#### PROVIDED MATERIAL:
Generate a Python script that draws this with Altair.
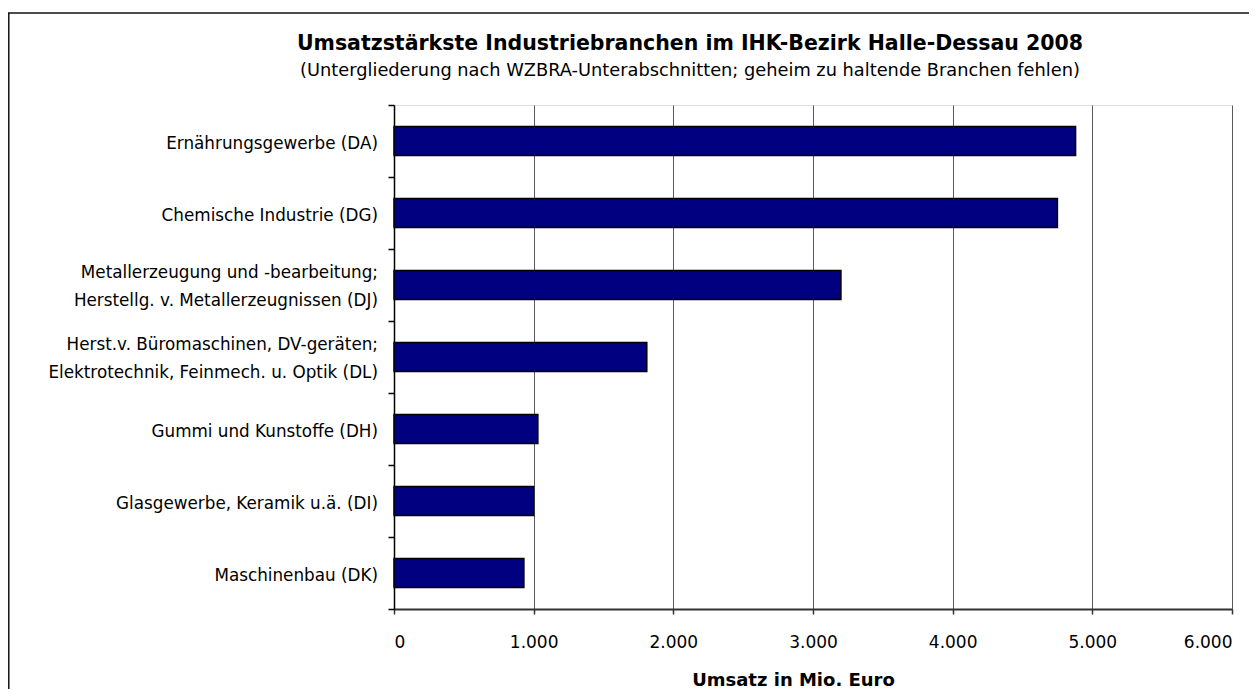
import altair as alt
import pandas as pd

categories = [
    "Ernährungsgewerbe (DA)",
    "Chemische Industrie (DG)",
    "Metallerzeugung und -bearbeitung;|Herstellg. v. Metallerzeugnissen (DJ)",
    "Herst.v. Büromaschinen, DV-geräten;|Elektrotechnik, Feinmech. u. Optik (DL)",
    "Gummi und Kunstoffe (DH)",
    "Glasgewerbe, Keramik u.ä. (DI)",
    "Maschinenbau (DK)",
]
values = [4880, 4750, 3200, 1810, 1030, 1000, 930]
x_ticks = [0, 1000, 2000, 3000, 4000, 5000, 6000]

title_text = "Umsatzstärkste Industriebranchen im IHK-Bezirk Halle-Dessau 2008"
subtitle_text = "(Untergliederung nach WZBRA-Unterabschnitten; geheim zu haltende Branchen fehlen)"
x_title = "Umsatz in Mio. Euro"

FONT = "DejaVu Sans"

df = pd.DataFrame({"branche": categories, "umsatz": values})

y_enc = alt.Y(
    "branche:N",
    sort=categories,
    scale=alt.Scale(paddingInner=0, paddingOuter=0),
    axis=alt.Axis(
        title=None,
        labels=False,
        tickBand="extent",
        grid=False,
        domainColor="#000000",
        domainWidth=1.5,
        tickColor="#000000",
        tickSize=6,
        tickWidth=1.5,
    ),
)

bars = alt.Chart(df).mark_bar(
    color="#000080", stroke="#000000", strokeWidth=1.5,
    height=alt.RelativeBandSize(0.4),
).encode(
    x=alt.X(
        "umsatz:Q",
        scale=alt.Scale(domain=[0, 6000], nice=False),
        axis=alt.Axis(
            values=x_ticks,
            title=x_title,
            labelExpr="replace(format(datum.value, ','), ',', '.')",
            grid=True,
            gridColor="#5a5a5a",
            gridWidth=1,
            domainColor="#333333",
            domainWidth=2,
            tickColor="#333333",
            tickSize=5,
            tickWidth=1.5,
            labelPadding=20,
            labelFontSize=17,
            labelFont=FONT,
            labelColor="#000000",
            titleFont=FONT,
            titleFontSize=18,
            titleFontWeight="bold",
            titleColor="#000000",
            titlePadding=21,
            titleX=399,
            titleAnchor="start",
            titleAlign="center",
        ),
    ),
    y=y_enc,
)

cat_labels = alt.Chart(df).transform_calculate(
    off="indexof(datum.branche, '|') >= 0 ? 24 : 38.5"
).mark_text(
    font=FONT, fontSize=16.8, color="#000000", align="right",
    baseline="middle", lineBreak="|", lineHeight=28
).encode(
    y=alt.Y("branche:N", sort=categories),
    yOffset=alt.YOffset("off:Q", scale=None),
    x=alt.value(-16),
    text="branche:N",
)

frame_df = pd.DataFrame({"k": [0]})
frame_left = alt.Chart(frame_df).mark_rule(color="#111111", strokeWidth=1.5).encode(
    x=alt.value(-385.2), y=alt.value(-92), y2=alt.value(600)
)
frame_top = alt.Chart(frame_df).mark_rule(color="#111111", strokeWidth=1.5).encode(
    x=alt.value(-386), x2=alt.value(870), y=alt.value(-92)
)

title_df = pd.DataFrame({"t": [title_text]})
subtitle_df = pd.DataFrame({"s": [subtitle_text]})

title_mark = alt.Chart(title_df).mark_text(
    font=FONT, fontSize=20.5, fontWeight="bold", color="#000000",
    align="center", baseline="alphabetic"
).encode(x=alt.value(296), y=alt.value(-55), text="t")

subtitle_mark = alt.Chart(subtitle_df).mark_text(
    font=FONT, fontSize=17.8, color="#000000",
    align="center", baseline="alphabetic"
).encode(x=alt.value(296), y=alt.value(-29), text="s")

chart = alt.layer(bars, cat_labels, frame_left, frame_top, title_mark, subtitle_mark).properties(
    width=838,
    height=504,
    autosize=alt.AutoSizeParams(type="none"),
    padding={"left": 386, "top": 97, "right": 17, "bottom": 80},
).configure_view(
    stroke="#909090", strokeWidth=2
).configure(
    background="#ffffff"
)

chart.save("out.html", embed_options={"renderer": "svg", "actions": False})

#### WRITTEN INSTRUCTION:
Output the data exactly. Pictures don't belong in the result.

#### RESULT OF THE TASK:
Generate a Python script that draws this with Altair.
import altair as alt
import pandas as pd

categories = [
    "Ernährungsgewerbe (DA)",
    "Chemische Industrie (DG)",
    "Metallerzeugung und -bearbeitung;|Herstellg. v. Metallerzeugnissen (DJ)",
    "Herst.v. Büromaschinen, DV-geräten;|Elektrotechnik, Feinmech. u. Optik (DL)",
    "Gummi und Kunstoffe (DH)",
    "Glasgewerbe, Keramik u.ä. (DI)",
    "Maschinenbau (DK)",
]
values = [4880, 4750, 3200, 1810, 1030, 1000, 930]
x_ticks = [0, 1000, 2000, 3000, 4000, 5000, 6000]

title_text = "Umsatzstärkste Industriebranchen im IHK-Bezirk Halle-Dessau 2008"
subtitle_text = "(Untergliederung nach WZBRA-Unterabschnitten; geheim zu haltende Branchen fehlen)"
x_title = "Umsatz in Mio. Euro"

FONT = "DejaVu Sans"

df = pd.DataFrame({"branche": categories, "umsatz": values})

y_enc = alt.Y(
    "branche:N",
    sort=categories,
    scale=alt.Scale(paddingInner=0, paddingOuter=0),
    axis=alt.Axis(
        title=None,
        labels=False,
        tickBand="extent",
        grid=False,
        domainColor="#000000",
        domainWidth=1.5,
        tickColor="#000000",
        tickSize=6,
        tickWidth=1.5,
    ),
)

bars = alt.Chart(df).mark_bar(
    color="#000080", stroke="#000000", strokeWidth=1.5,
    height=alt.RelativeBandSize(0.4),
).encode(
    x=alt.X(
        "umsatz:Q",
        scale=alt.Scale(domain=[0, 6000], nice=False),
        axis=alt.Axis(
            values=x_ticks,
            title=x_title,
            labelExpr="replace(format(datum.value, ','), ',', '.')",
            grid=True,
            gridColor="#5a5a5a",
            gridWidth=1,
            domainColor="#333333",
            domainWidth=2,
            tickColor="#333333",
            tickSize=5,
            tickWidth=1.5,
            labelPadding=20,
            labelFontSize=17,
            labelFont=FONT,
            labelColor="#000000",
            titleFont=FONT,
            titleFontSize=18,
            titleFontWeight="bold",
            titleColor="#000000",
            titlePadding=21,
            titleX=399,
            titleAnchor="start",
            titleAlign="center",
        ),
    ),
    y=y_enc,
)

cat_labels = alt.Chart(df).transform_calculate(
    off="indexof(datum.branche, '|') >= 0 ? 24 : 38.5"
).mark_text(
    font=FONT, fontSize=16.8, color="#000000", align="right",
    baseline="middle", lineBreak="|", lineHeight=28
).encode(
    y=alt.Y("branche:N", sort=categories),
    yOffset=alt.YOffset("off:Q", scale=None),
    x=alt.value(-16),
    text="branche:N",
)

frame_df = pd.DataFrame({"k": [0]})
frame_left = alt.Chart(frame_df).mark_rule(color="#111111", strokeWidth=1.5).encode(
    x=alt.value(-385.2), y=alt.value(-92), y2=alt.value(600)
)
frame_top = alt.Chart(frame_df).mark_rule(color="#111111", strokeWidth=1.5).encode(
    x=alt.value(-386), x2=alt.value(870), y=alt.value(-92)
)

title_df = pd.DataFrame({"t": [title_text]})
subtitle_df = pd.DataFrame({"s": [subtitle_text]})

title_mark = alt.Chart(title_df).mark_text(
    font=FONT, fontSize=20.5, fontWeight="bold", color="#000000",
    align="center", baseline="alphabetic"
).encode(x=alt.value(296), y=alt.value(-55), text="t")

subtitle_mark = alt.Chart(subtitle_df).mark_text(
    font=FONT, fontSize=17.8, color="#000000",
    align="center", baseline="alphabetic"
).encode(x=alt.value(296), y=alt.value(-29), text="s")

chart = alt.layer(bars, cat_labels, frame_left, frame_top, title_mark, subtitle_mark).properties(
    width=838,
    height=504,
    autosize=alt.AutoSizeParams(type="none"),
    padding={"left": 386, "top": 97, "right": 17, "bottom": 80},
).configure_view(
    stroke="#909090", strokeWidth=2
).configure(
    background="#ffffff"
)

chart.save("out.html", embed_options={"renderer": "svg", "actions": False})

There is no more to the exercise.